This is what you get when you booby-trap Winged Foot the way the USGA does. Unforgiving fairways, ankle-high rough and postage-stamp greens -- coupled, of course, with U.S. Open pressure -- are a recipe for disaster.
Hunter Thompson considered the Kentucky Derby "decadent and depraved." Me, I'm beginning to wonder if the U.S. Open is un-American. I'm not saying this because the last three winners have been a South African, a New Zealander and now an Australian. I'm saying this because, well, America is about risk. It's about getting on a boat in 1620 with your malnourished family and scant belongings, sailing across the Atlantic to the New World and not being entirely sure you won't fall off the edge of the Earth. It's not about dialing back on your driver, trying to punch your ball into a narrow fairway, then hitting to the middle of the green and lagging your putt -- if you're lucky -- somewhere in the vicinity of the hole.
But this, alas, is what the Open has mutated into, a four-day Carnival of Caution that too often brings out the worst -- and the wuss -- in golfers.

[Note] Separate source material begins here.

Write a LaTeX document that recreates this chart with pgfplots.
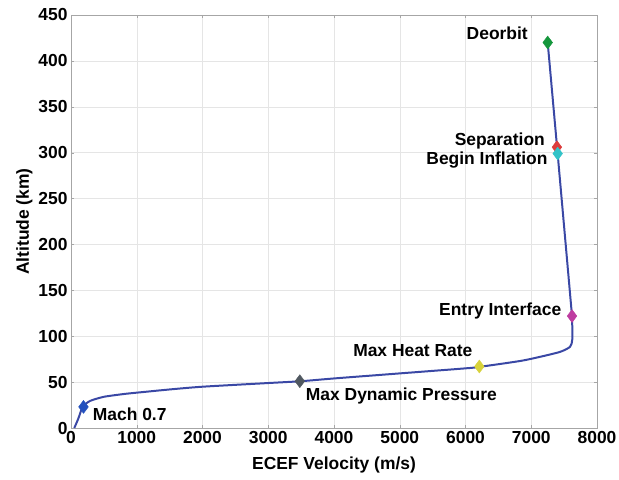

Sorry, but America isn't about breaking even, about level par. America is about loosening your top button and going for it. If America was about breaking even, the French franc would still be legal tender in New Orleans.Andrew Gross believes Winged Foot lives up to the hype after only 12 sub-par rounds were played and quotes several players lauding the setup.
"I think the course is hard, but it's playable," said Stewart Cink, who was 2-over for the day and 15-over 295 for the tournament. "I think it's the best setup the USGA has ever put up for us, and Winged Foot is the best course."
John Huggan says that Kenneth Ferrie justified the USGA's decision to hold a European Tour qualifier, even if 24 players didn't show up. And he gets in a fun joke about Ferrie's weight loss at the end.
An Advertiser story catches up with David Graham to hear his thoughts on Ogilvy's win.
Finally, Ed Sherman writes that the next U.S. Open coming to the midwest will likely not be in Chicago, but instead at the yet-to-open Erin HIlls. David Fay says "wow" about the course and offers this:
"My crystal ball isn't that good," Fay said when asked about Olympia Fields' chances. "We might have to say, `Olympia Fields, you had a successful U.S. Open, but we only have so many years.' We have a crowded dance floor now. It's a difficult thing to say no to a club that you know can host an Open. You don't want any bruised feelings."
"We were very impressed with the course," Fay said. "It's a great piece of land. It has the potential to be a very special place."